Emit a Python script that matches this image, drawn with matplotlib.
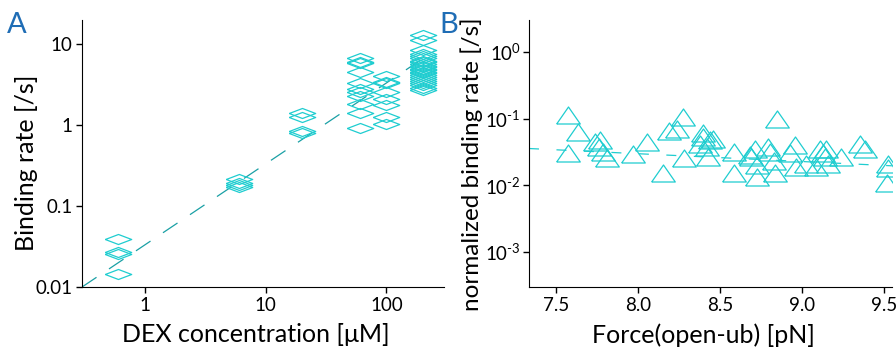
import numpy as np
import matplotlib

matplotlib.use("Agg")
import matplotlib.pyplot as plt
from matplotlib.ticker import FixedLocator, NullLocator

plt.rcParams["font.family"] = ["Lato", "DejaVu Sans"]
plt.rcParams["mathtext.fontset"] = "custom"
plt.rcParams["mathtext.rm"] = "Lato"
plt.rcParams["mathtext.it"] = "Lato:italic"

# panel A: binding rate vs DEX concentration
conc_a = [0.6] * 4 + [6] * 4 + [20] * 4 + [60] * 11 + [100] * 8 + [200] * 23
rate_a = [
    0.039, 0.027, 0.0256, 0.0145,
    0.215, 0.195, 0.185, 0.17,
    1.41, 1.26, 0.84, 0.8,
    6.7, 6.0, 5.8, 4.5, 3.3, 2.8, 2.6, 2.3, 1.85, 1.4, 0.92,
    4.1, 3.4, 3.3, 2.55, 2.1, 1.8, 1.26, 1.03,
    12.9, 11.2, 8.4, 7.7, 7.1, 6.7, 6.3, 6.0, 5.7, 5.4, 5.2, 5.0,
    4.8, 4.6, 4.4, 4.2, 4.0, 3.7, 3.5, 3.3, 3.1, 2.9, 2.7,
]
fit_a_k = 0.0333  # [/s per uM]
fit_a_range = [0.3, 250]

# panel B: normalized binding rate vs force
force_b = [
    7.575, 7.632, 7.571, 7.738, 7.768, 7.76, 7.789, 7.809, 7.967, 8.053,
    8.15, 8.19, 8.24, 8.272, 8.282, 8.398, 8.40, 8.378, 8.439, 8.419,
    8.43, 8.46, 8.585, 8.585, 8.683, 8.713, 8.728, 8.728, 8.69, 8.795,
    8.805, 8.831, 8.835, 8.846, 8.927, 8.957, 8.963, 9.024, 9.085, 9.11,
    9.13, 9.15, 9.16, 9.14, 9.242, 9.358, 9.384, 9.526, 9.526, 9.52,
]
rate_b = [
    0.115, 0.063, 0.031, 0.045, 0.047, 0.038, 0.032, 0.0253, 0.029, 0.045,
    0.0155, 0.065, 0.071, 0.104, 0.026, 0.060, 0.053, 0.042, 0.047, 0.038,
    0.0267, 0.05, 0.032, 0.0155, 0.028, 0.0356, 0.020, 0.0134, 0.027, 0.038,
    0.032, 0.023, 0.0151, 0.10, 0.030, 0.040, 0.019, 0.021, 0.019, 0.0356,
    0.030, 0.0356, 0.021, 0.027, 0.0267, 0.042, 0.0356, 0.021, 0.018, 0.0107,
]
fit_b_log10_a = -0.590
fit_b_slope = -0.117  # log10 per pN
fit_b_range = [7.335, 9.55]

cyan = "#1fcdd0"
teal = "#1aa0a5"
panel_blue = "#1f6db5"

diamond = [(-1, 0), (0, 0.38), (1, 0), (0, -0.38), (-1, 0)]
triangle = [(-1, -0.72), (0, 0.72), (1, -0.72), (-1, -0.72)]

fig = plt.figure(figsize=(8.96, 3.47), dpi=100)
ax_a = fig.add_axes([0.0915, 0.1729, 0.404, 0.7695])
ax_b = fig.add_axes([0.5904, 0.1729, 0.405, 0.7695])

# --- A ---
xs = np.logspace(np.log10(fit_a_range[0]), np.log10(fit_a_range[1]), 50)
ax_a.plot(xs, fit_a_k * xs, color=teal, lw=0.9, dashes=(14, 12))
ax_a.plot(conc_a, rate_a, ls="none", marker=diamond, ms=19, mfc="none",
          mec=cyan, mew=0.9)
ax_a.set_xscale("log")
ax_a.set_yscale("log")
ax_a.set_xlim(0.3, 300)
ax_a.set_ylim(0.01, 20)
ax_a.xaxis.set_major_locator(FixedLocator([1, 10, 100]))
ax_a.set_xticklabels(["1", "10", "100"])
ax_a.yaxis.set_major_locator(FixedLocator([0.01, 0.1, 1, 10]))
ax_a.set_yticklabels(["0.01", "0.1", "1", "10"])
ax_a.set_xlabel("DEX concentration [\u03bcM]", fontsize=18)
ax_a.set_ylabel("Binding rate [/s]", fontsize=18)
ax_a.xaxis.set_label_coords(0.48, -0.135, transform=ax_a.transAxes)
ax_a.yaxis.set_label_coords(-0.121, 0.464, transform=ax_a.transAxes)

# --- B ---
fx = np.linspace(fit_b_range[0], fit_b_range[1], 50)
ax_b.plot(fx, 10 ** (fit_b_log10_a + fit_b_slope * fx), color=cyan, lw=0.9,
          dashes=(8, 14))
ax_b.plot(force_b, rate_b, ls="none", marker=triangle, ms=17, mfc="none",
          mec=cyan, mew=0.9)
ax_b.set_yscale("log")
ax_b.set_xlim(7.335, 9.55)
ax_b.set_ylim(3e-4, 3)
ax_b.xaxis.set_major_locator(FixedLocator([7.5, 8.0, 8.5, 9.0, 9.5]))
ax_b.set_xticklabels(["7.5", "8.0", "8.5", "9.0", "9.5"])
ax_b.yaxis.set_major_locator(FixedLocator([1e-3, 1e-2, 1e-1, 1]))
ax_b.set_yticklabels([r"$10^{\text{-3}}$", r"$10^{\text{-2}}$",
                      r"$10^{\text{-1}}$", r"$10^{0}$"])
ax_b.set_xlabel("Force(open-ub) [pN]", fontsize=18)
ax_b.set_ylabel("normalized binding rate [/s]", fontsize=17.5)
ax_b.xaxis.set_label_coords(0.48, -0.135, transform=ax_b.transAxes)
ax_b.yaxis.set_label_coords(-0.128, 0.461, transform=ax_b.transAxes)

for ax in (ax_a, ax_b):
    ax.spines["top"].set_visible(False)
    ax.spines["right"].set_visible(False)
    ax.xaxis.set_minor_locator(NullLocator())
    ax.yaxis.set_minor_locator(NullLocator())
    ax.tick_params(direction="out", length=4, width=1, labelsize=13.5, pad=3)
ax_b.tick_params(axis="y", pad=2)

fig.text(0.008, 0.905, "A", fontsize=21, color=panel_blue)
fig.text(0.49, 0.905, "B", fontsize=21, color=panel_blue)

fig.savefig("out.png", dpi=100)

········

__Exercise aim__:
Without the pictures, copy the material exactly as given.

__Written solution__:
Emit a Python script that matches this image, drawn with matplotlib.
import numpy as np
import matplotlib

matplotlib.use("Agg")
import matplotlib.pyplot as plt
from matplotlib.ticker import FixedLocator, NullLocator

plt.rcParams["font.family"] = ["Lato", "DejaVu Sans"]
plt.rcParams["mathtext.fontset"] = "custom"
plt.rcParams["mathtext.rm"] = "Lato"
plt.rcParams["mathtext.it"] = "Lato:italic"

# panel A: binding rate vs DEX concentration
conc_a = [0.6] * 4 + [6] * 4 + [20] * 4 + [60] * 11 + [100] * 8 + [200] * 23
rate_a = [
    0.039, 0.027, 0.0256, 0.0145,
    0.215, 0.195, 0.185, 0.17,
    1.41, 1.26, 0.84, 0.8,
    6.7, 6.0, 5.8, 4.5, 3.3, 2.8, 2.6, 2.3, 1.85, 1.4, 0.92,
    4.1, 3.4, 3.3, 2.55, 2.1, 1.8, 1.26, 1.03,
    12.9, 11.2, 8.4, 7.7, 7.1, 6.7, 6.3, 6.0, 5.7, 5.4, 5.2, 5.0,
    4.8, 4.6, 4.4, 4.2, 4.0, 3.7, 3.5, 3.3, 3.1, 2.9, 2.7,
]
fit_a_k = 0.0333  # [/s per uM]
fit_a_range = [0.3, 250]

# panel B: normalized binding rate vs force
force_b = [
    7.575, 7.632, 7.571, 7.738, 7.768, 7.76, 7.789, 7.809, 7.967, 8.053,
    8.15, 8.19, 8.24, 8.272, 8.282, 8.398, 8.40, 8.378, 8.439, 8.419,
    8.43, 8.46, 8.585, 8.585, 8.683, 8.713, 8.728, 8.728, 8.69, 8.795,
    8.805, 8.831, 8.835, 8.846, 8.927, 8.957, 8.963, 9.024, 9.085, 9.11,
    9.13, 9.15, 9.16, 9.14, 9.242, 9.358, 9.384, 9.526, 9.526, 9.52,
]
rate_b = [
    0.115, 0.063, 0.031, 0.045, 0.047, 0.038, 0.032, 0.0253, 0.029, 0.045,
    0.0155, 0.065, 0.071, 0.104, 0.026, 0.060, 0.053, 0.042, 0.047, 0.038,
    0.0267, 0.05, 0.032, 0.0155, 0.028, 0.0356, 0.020, 0.0134, 0.027, 0.038,
    0.032, 0.023, 0.0151, 0.10, 0.030, 0.040, 0.019, 0.021, 0.019, 0.0356,
    0.030, 0.0356, 0.021, 0.027, 0.0267, 0.042, 0.0356, 0.021, 0.018, 0.0107,
]
fit_b_log10_a = -0.590
fit_b_slope = -0.117  # log10 per pN
fit_b_range = [7.335, 9.55]

cyan = "#1fcdd0"
teal = "#1aa0a5"
panel_blue = "#1f6db5"

diamond = [(-1, 0), (0, 0.38), (1, 0), (0, -0.38), (-1, 0)]
triangle = [(-1, -0.72), (0, 0.72), (1, -0.72), (-1, -0.72)]

fig = plt.figure(figsize=(8.96, 3.47), dpi=100)
ax_a = fig.add_axes([0.0915, 0.1729, 0.404, 0.7695])
ax_b = fig.add_axes([0.5904, 0.1729, 0.405, 0.7695])

# --- A ---
xs = np.logspace(np.log10(fit_a_range[0]), np.log10(fit_a_range[1]), 50)
ax_a.plot(xs, fit_a_k * xs, color=teal, lw=0.9, dashes=(14, 12))
ax_a.plot(conc_a, rate_a, ls="none", marker=diamond, ms=19, mfc="none",
          mec=cyan, mew=0.9)
ax_a.set_xscale("log")
ax_a.set_yscale("log")
ax_a.set_xlim(0.3, 300)
ax_a.set_ylim(0.01, 20)
ax_a.xaxis.set_major_locator(FixedLocator([1, 10, 100]))
ax_a.set_xticklabels(["1", "10", "100"])
ax_a.yaxis.set_major_locator(FixedLocator([0.01, 0.1, 1, 10]))
ax_a.set_yticklabels(["0.01", "0.1", "1", "10"])
ax_a.set_xlabel("DEX concentration [\u03bcM]", fontsize=18)
ax_a.set_ylabel("Binding rate [/s]", fontsize=18)
ax_a.xaxis.set_label_coords(0.48, -0.135, transform=ax_a.transAxes)
ax_a.yaxis.set_label_coords(-0.121, 0.464, transform=ax_a.transAxes)

# --- B ---
fx = np.linspace(fit_b_range[0], fit_b_range[1], 50)
ax_b.plot(fx, 10 ** (fit_b_log10_a + fit_b_slope * fx), color=cyan, lw=0.9,
          dashes=(8, 14))
ax_b.plot(force_b, rate_b, ls="none", marker=triangle, ms=17, mfc="none",
          mec=cyan, mew=0.9)
ax_b.set_yscale("log")
ax_b.set_xlim(7.335, 9.55)
ax_b.set_ylim(3e-4, 3)
ax_b.xaxis.set_major_locator(FixedLocator([7.5, 8.0, 8.5, 9.0, 9.5]))
ax_b.set_xticklabels(["7.5", "8.0", "8.5", "9.0", "9.5"])
ax_b.yaxis.set_major_locator(FixedLocator([1e-3, 1e-2, 1e-1, 1]))
ax_b.set_yticklabels([r"$10^{\text{-3}}$", r"$10^{\text{-2}}$",
                      r"$10^{\text{-1}}$", r"$10^{0}$"])
ax_b.set_xlabel("Force(open-ub) [pN]", fontsize=18)
ax_b.set_ylabel("normalized binding rate [/s]", fontsize=17.5)
ax_b.xaxis.set_label_coords(0.48, -0.135, transform=ax_b.transAxes)
ax_b.yaxis.set_label_coords(-0.128, 0.461, transform=ax_b.transAxes)

for ax in (ax_a, ax_b):
    ax.spines["top"].set_visible(False)
    ax.spines["right"].set_visible(False)
    ax.xaxis.set_minor_locator(NullLocator())
    ax.yaxis.set_minor_locator(NullLocator())
    ax.tick_params(direction="out", length=4, width=1, labelsize=13.5, pad=3)
ax_b.tick_params(axis="y", pad=2)

fig.text(0.008, 0.905, "A", fontsize=21, color=panel_blue)
fig.text(0.49, 0.905, "B", fontsize=21, color=panel_blue)

fig.savefig("out.png", dpi=100)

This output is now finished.